SHORT EXERCISE: Copy out all lines of the records in which the word "this" appears.

'''

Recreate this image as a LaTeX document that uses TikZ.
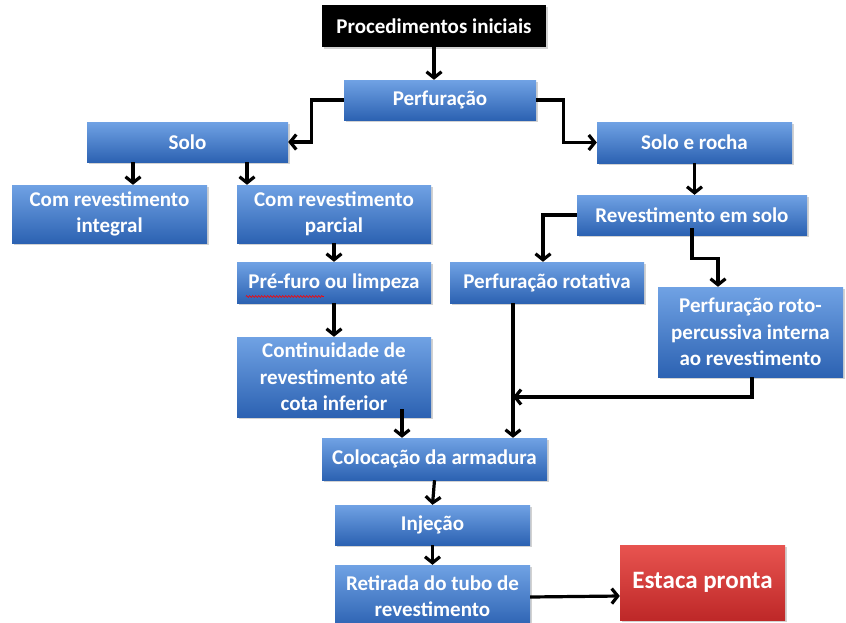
\documentclass[tikz,border=0pt]{standalone}
\usepackage{fontspec}
\setmainfont{Carlito}
\usetikzlibrary{arrows.meta,shadows,calc,decorations.pathmorphing}
\definecolor{boxtop}{RGB}{112,162,228}
\definecolor{boxbot}{RGB}{44,98,178}
\definecolor{redtop}{RGB}{232,84,80}
\definecolor{redbot}{RGB}{190,40,40}
\begin{document}
\begin{tikzpicture}[x=1pt,y=-1pt,
  base/.style={rectangle, draw=none, text=white, align=center, inner sep=2pt,
    font=\bfseries\fontsize{21}{26.5}\selectfont,
    drop shadow={opacity=0.35, shadow xshift=1.5pt, shadow yshift=-2pt}},
  box/.style={base, top color=boxtop, bottom color=boxbot},
  redbox/.style={base, top color=redtop, bottom color=redbot, font=\bfseries\fontsize{25}{30}\selectfont},
  blackbox/.style={base, fill=black},
  arr/.style={line width=3.2pt, line join=miter, -{Straight Barb[length=6pt,width=15pt]}}
]
\useasboundingbox (0,0) rectangle (846,622);
\fill[white] (0,0) rectangle (846,622);

\node[blackbox, minimum width=224pt, minimum height=42pt] (proc) at (434,26) {Procedimentos iniciais};
\node[box, minimum width=192pt, minimum height=40pt] (perf) at (440,100) {Perfuração};
\node[box, minimum width=201pt, minimum height=40pt] (solo) at (187.5,142) {Solo};
\node[box, minimum width=195pt, minimum height=41pt] (sr) at (694.5,142.5) {Solo e rocha};
\node[box, minimum width=195pt, minimum height=58pt] (int) at (109.5,214) {Com revestimento\\integral};
\node[box, minimum width=194pt, minimum height=58pt] (par) at (334,214) {Com revestimento\\parcial};
\node[box, minimum width=194pt, minimum height=41pt] (pre) at (334,282.5) {Pré-furo ou limpeza};
\node[box, minimum width=194pt, minimum height=80pt] (cont) at (334,377) {Continuidade de\\revestimento até\\cota inferior};
\node[box, minimum width=230pt, minimum height=40pt] (rev) at (692,215) {Revestimento em solo};
\node[box, minimum width=194pt, minimum height=41pt] (rot) at (547,282.5) {Perfuração rotativa};
\node[box, minimum width=185pt, minimum height=90pt] (roto) at (750.5,332) {Perfuração roto-\\percussiva interna\\ao revestimento};
\node[box, minimum width=225pt, minimum height=42pt] (col) at (434.5,459) {Colocação da armadura};
\node[box, minimum width=195pt, minimum height=40pt] (inj) at (432.5,525) {Injeção};
\node[box, minimum width=195pt, minimum height=62pt] (ret) at (432.5,596) {Retirada do tubo de\\revestimento};
\node[redbox, minimum width=165pt, minimum height=75pt] (est) at (702.5,582.5) {Estaca pronta};

\draw[red, line width=0.6pt, decorate, decoration={snake, amplitude=0.9pt, segment length=3pt}]
  ($(pre.west)+(9,14)$) -- ++(78,0);

\coordinate (j) at (513,397);

\draw[arr] (proc.south) -- (proc.south |- perf.north);
\draw[arr] (perf.west) -- ++(-32,0) |- (solo.east);
\draw[arr] (perf.east) -- ++(27,0) |- (sr.west);
\draw[arr] ([xshift=-54.5pt]solo.south) -- ([xshift=23.5pt]int.north);
\draw[arr] ([xshift=59.5pt]solo.south) -- ([xshift=-87pt]par.north);
\draw[arr] (par.south) -- (pre.north);
\draw[arr] (pre.south) -- (cont.north);
\draw[arr] ($(cont.south)+(68,-8)$) -- ($(col.north)+(-32.5,0)$);
\draw[arr] (sr.south) -- (sr.south |- rev.north);
\draw[arr] (rev.west) -| ([xshift=-4pt]rot.north);
\draw[arr] ([yshift=7pt]rev.south) -- ++(0,30) -| ([xshift=-32.5pt]roto.north);
\draw[arr] (rot.south -| j) -- (col.north -| j);
\draw[arr] ([xshift=1.5pt]roto.south) |- (j);
\draw[arr] (col.south) -- (inj.north);
\draw[arr] (inj.south) -- (ret.north);
\draw[arr] ([yshift=-1pt]ret.east) -- ([yshift=-13.5pt]est.west);
\end{tikzpicture}
\end{document}
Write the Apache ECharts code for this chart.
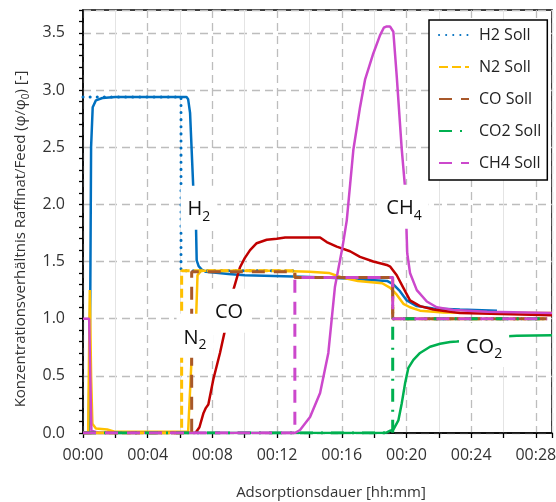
<!DOCTYPE html>
<html lang="de">
<head>
<meta charset="UTF-8">
<title>Konzentrationsverhältnis Raffinat/Feed</title>
<script src="https://cdn.jsdelivr.net/npm/echarts@6/dist/echarts.min.js"></script>
<style>
    html, body { margin: 0; background: #fff; }
    #chart { width: 556px; height: 502px; }
</style>
</head>
<body>
<div id="chart"></div>
<script>
// Zeit in Minuten, Wert = phi/phi0
var h2Ist = [[0, 0], [0.35, 0], [0.45, 1.2], [0.5, 2.5], [0.6, 2.85], [0.8, 2.91], [1.2, 2.93], [2, 2.94], [6.4, 2.94],
    [6.5, 2.92], [6.62, 2.8], [6.82, 2.14], [6.99, 1.79], [7.03, 1.51], [7.15, 1.46], [7.34, 1.43], [7.6, 1.41],
    [9, 1.39], [10, 1.38], [13, 1.37], [15, 1.36], [16.5, 1.35], [17.5, 1.34], [18.8, 1.33], [19.19, 1.3],
    [19.6, 1.24], [20.02, 1.16], [20.64, 1.11], [21.66, 1.09], [23.3, 1.08], [25.6, 1.07]];
var n2Ist = [[0, 0], [0.32, 0], [0.42, 1.25], [0.5, 0.5], [0.58, 0.08], [0.8, 0.04], [1.5, 0.03], [2, 0.01], [6.5, 0.01],
    [6.52, 0.02], [6.72, 0.67], [7.0, 1.03], [7.08, 1.38], [7.3, 1.42], [12, 1.42], [14, 1.41], [15.2, 1.4],
    [16, 1.36], [17, 1.33], [18.5, 1.31], [19.0, 1.27], [19.4, 1.21], [19.81, 1.13], [20.22, 1.1], [20.84, 1.07],
    [22.3, 1.055], [29, 1.05]];
var coIst = [[0, 0], [6.95, 0], [7.2, 0.05], [7.44, 0.17], [7.6, 0.22], [7.75, 0.25], [8.06, 0.47], [8.47, 0.7],
    [8.78, 0.9], [9.19, 1.2], [9.5, 1.35], [9.71, 1.45], [10.0, 1.53], [10.33, 1.6], [10.74, 1.66], [11.36, 1.69],
    [11.98, 1.7], [12.5, 1.71], [14.66, 1.71], [15.07, 1.67], [15.69, 1.63], [16.51, 1.59], [17.13, 1.54],
    [17.95, 1.5], [18.78, 1.47], [19.0, 1.455], [19.4, 1.38], [19.81, 1.27], [20.22, 1.16], [20.84, 1.11],
    [21.66, 1.08], [23.3, 1.05], [29, 1.03]];
var co2Ist = [[0, 0], [18.5, 0], [18.78, 0.005], [19.0, 0.02], [19.19, 0.03], [19.5, 0.11], [19.71, 0.26],
    [19.91, 0.43], [20.12, 0.57], [20.43, 0.64], [20.84, 0.7], [21.46, 0.755], [22.08, 0.78], [22.7, 0.796],
    [23.11, 0.8], [24, 0.81], [25, 0.83], [26, 0.845], [26.82, 0.85], [29, 0.855]];
var ch4Ist = [[0, 1.0], [0.38, 1.0], [0.45, 0.5], [0.52, 0.02], [1, 0], [13.1, 0], [13.42, 0.026], [14.04, 0.14],
    [14.66, 0.35], [15.17, 0.7], [15.58, 1.28], [16.05, 1.63], [16.31, 1.86], [16.72, 2.48], [17.13, 2.85],
    [17.44, 3.09], [17.95, 3.32], [18.37, 3.48], [18.6, 3.545], [18.75, 3.555], [18.99, 3.555], [19.19, 3.51],
    [19.4, 3.12], [19.71, 2.48], [19.91, 2.15], [20.0, 1.79], [20.05, 1.57], [20.22, 1.4], [20.64, 1.25],
    [21.26, 1.15], [21.87, 1.1], [22.9, 1.076], [25, 1.06], [29, 1.05]];

var h2Soll = [[0, 2.94], [6.06, 2.94], [6.06, 1.42], [13.1, 1.42], [13.1, 1.36], [19.15, 1.36], [19.15, 1.0], [28.7, 1.0]];
var n2Soll = [[0, 0], [6.1, 0], [6.1, 1.42], [13.1, 1.42], [13.1, 1.36], [19.15, 1.36], [19.15, 1.0], [28.7, 1.0]];
var coSoll = [[0, 0], [6.72, 0], [6.72, 1.41], [13.1, 1.41], [13.1, 1.36], [19.15, 1.36], [19.15, 1.0], [28.7, 1.0]];
var co2Soll = [[0, 0], [19.15, 0], [19.15, 1.0], [28.7, 1.0]];
var ch4Soll = [[0, 0], [13.1, 0], [13.1, 1.36], [19.15, 1.36], [19.15, 1.0], [28.7, 1.0]];

var sollNames = ['H2 Soll', 'N2 Soll', 'CO Soll', 'CO2 Soll', 'CH4 Soll'];
var labelText = ['H', 'N', 'CO', 'CH', 'CO'];
var labelSub = ['2', '2', '', '4', '2'];
var labelPos = [[7.17, 1.97], [6.93, 0.85], [9.03, 1.07], [19.85, 1.98], [24.8, 0.77]];

var FONT = 'Open Sans';

function ist(name, data, color) {
    return {
        type: 'line', name: name, data: data, symbol: 'none', animation: false,
        lineStyle: {color: color, width: 2.5}, itemStyle: {color: color}
    };
}
function soll(name, data, color, dash, cap) {
    return {
        type: 'line', name: name, data: data, symbol: 'none', animation: false,
        lineStyle: {color: color, width: 3, type: dash, cap: cap || 'butt'}, itemStyle: {color: color}
    };
}

var marks = [];
for (var i = 0; i < labelText.length; i++) {
    var f = '{b|' + labelText[i] + '}' + (labelSub[i] ? '{s|' + labelSub[i] + '}' : '');
    marks.push({coord: labelPos[i], label: {formatter: f}});
}

var chart = echarts.init(document.getElementById('chart'));
chart.setOption({
    animation: false,
    textStyle: {fontFamily: FONT},
    grid: {
        left: 83, top: 10, right: 4, bottom: 69, outerBoundsMode: 'none',
        show: true, borderColor: '#000', borderWidth: 1.5
    },
    legend: {
        data: sollNames, orient: 'vertical', left: 429, top: 20,
        itemWidth: 30, itemHeight: 14, itemGap: 16, padding: [7, 6, 9, 9],
        backgroundColor: '#fff', borderColor: '#000', borderWidth: 1.5,
        itemStyle: {opacity: 0},
        textStyle: {fontFamily: FONT, fontSize: 16, color: '#222', padding: [0, 0, 0, 5]}
    },
    xAxis: [{
        type: 'value', min: 0, max: 29, interval: 4,
        name: 'Adsorptionsdauer [hh:mm]', nameLocation: 'middle', nameGap: 52,
        nameTextStyle: {fontFamily: FONT, fontSize: 15, color: '#333', padding: [0, 0, 0, 27]},
        axisLine: {lineStyle: {color: '#000', width: 1.5}},
        axisTick: {show: false},
        axisLabel: {
            fontFamily: FONT, fontSize: 16, color: '#333', margin: 14, showMaxLabel: false,
            formatter: function (v) { return '00:' + (v < 10 ? '0' : '') + v; }
        },
        splitLine: {lineStyle: {color: '#bdbdbd', width: 1.3, type: [8, 5]}}
    }, {
        type: 'value', min: 0, max: 29, interval: 2, position: 'bottom',
        axisLine: {show: false},
        axisTick: {show: true, length: 5, lineStyle: {color: '#000', width: 1.3}},
        axisLabel: {show: false},
        splitLine: {lineStyle: {color: ['transparent', '#e4e4e4'], width: 1}}
    }],
    yAxis: [{
        type: 'value', min: 0, max: 3.7, interval: 0.5,
        name: '{a|Konzentrationsverhältnis Raffinat/Feed (φ/φ}{s|0}{a|) [-]}',
        nameLocation: 'middle', nameGap: 50,
        nameTextStyle: {
            fontFamily: FONT, color: '#333', padding: [0, 35, 0, 0],
            rich: {
                a: {fontFamily: FONT, fontSize: 15, color: '#333', verticalAlign: 'bottom', padding: [0, 0, 3, 0]},
                s: {fontFamily: FONT, fontSize: 10, color: '#333', verticalAlign: 'bottom'}
            }
        },
        axisLine: {show: true, lineStyle: {color: '#000', width: 1.5}},
        axisTick: {show: false},
        axisLabel: {
            fontFamily: FONT, fontSize: 16, color: '#333', margin: 18, showMaxLabel: false,
            formatter: function (v) { return v.toFixed(1); }
        },
        splitLine: {lineStyle: {color: '#bdbdbd', width: 1.3, type: [8, 5]}}
    }, {
        type: 'value', min: 0, max: 3.7, interval: 0.1, position: 'left',
        axisLine: {show: false},
        axisTick: {show: true, length: 4, lineStyle: {color: '#000', width: 1.3}},
        axisLabel: {show: false},
        splitLine: {show: false}
    }],
    series: [
        ist('H2', h2Ist, '#0070C0'),
        ist('N2', n2Ist, '#FFC000'),
        ist('CO', coIst, '#C00000'),
        ist('CO2', co2Ist, '#00B050'),
        ist('CH4', ch4Ist, '#CC48CC'),
        soll('H2 Soll', h2Soll, '#0070C0', [0.1, 7], 'round'),
        soll('N2 Soll', n2Soll, '#FFC000', [9, 4]),
        soll('CO Soll', coSoll, '#A8582A', [13, 9]),
        soll('CO2 Soll', co2Soll, '#00B050', [13, 8, 2, 8]),
        soll('CH4 Soll', ch4Soll, '#CC48CC', [13, 9]),
        {
            type: 'line', name: 'labels', data: [], symbol: 'none',
            markPoint: {
                symbol: 'rect', symbolSize: 1, itemStyle: {color: 'transparent'}, animation: false,
                label: {
                    show: true, position: 'inside', backgroundColor: '#fff', padding: [14, 7, 6, 7],
                    rich: {
                        b: {fontFamily: FONT, fontSize: 20, color: '#111', verticalAlign: 'bottom', padding: [0, 0, 4, 0]},
                        s: {fontFamily: FONT, fontSize: 14, color: '#111', verticalAlign: 'bottom'}
                    }
                },
                data: marks
            }
        }
    ]
});
</script>
</body>
</html>
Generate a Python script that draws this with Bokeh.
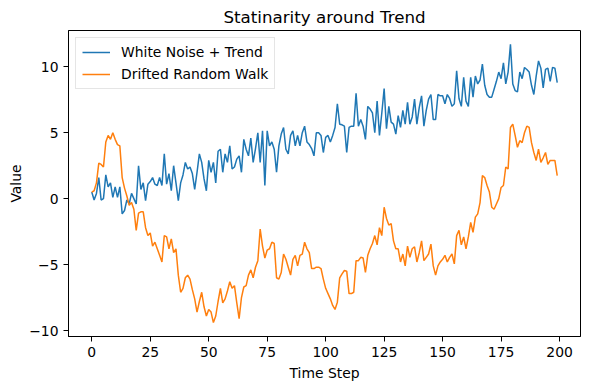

'''

REPLY:
Recreate this image as a LaTeX document that uses TikZ.
Write the Apache ECharts code for this chart.
Generate a Python script that draws this with Bokeh.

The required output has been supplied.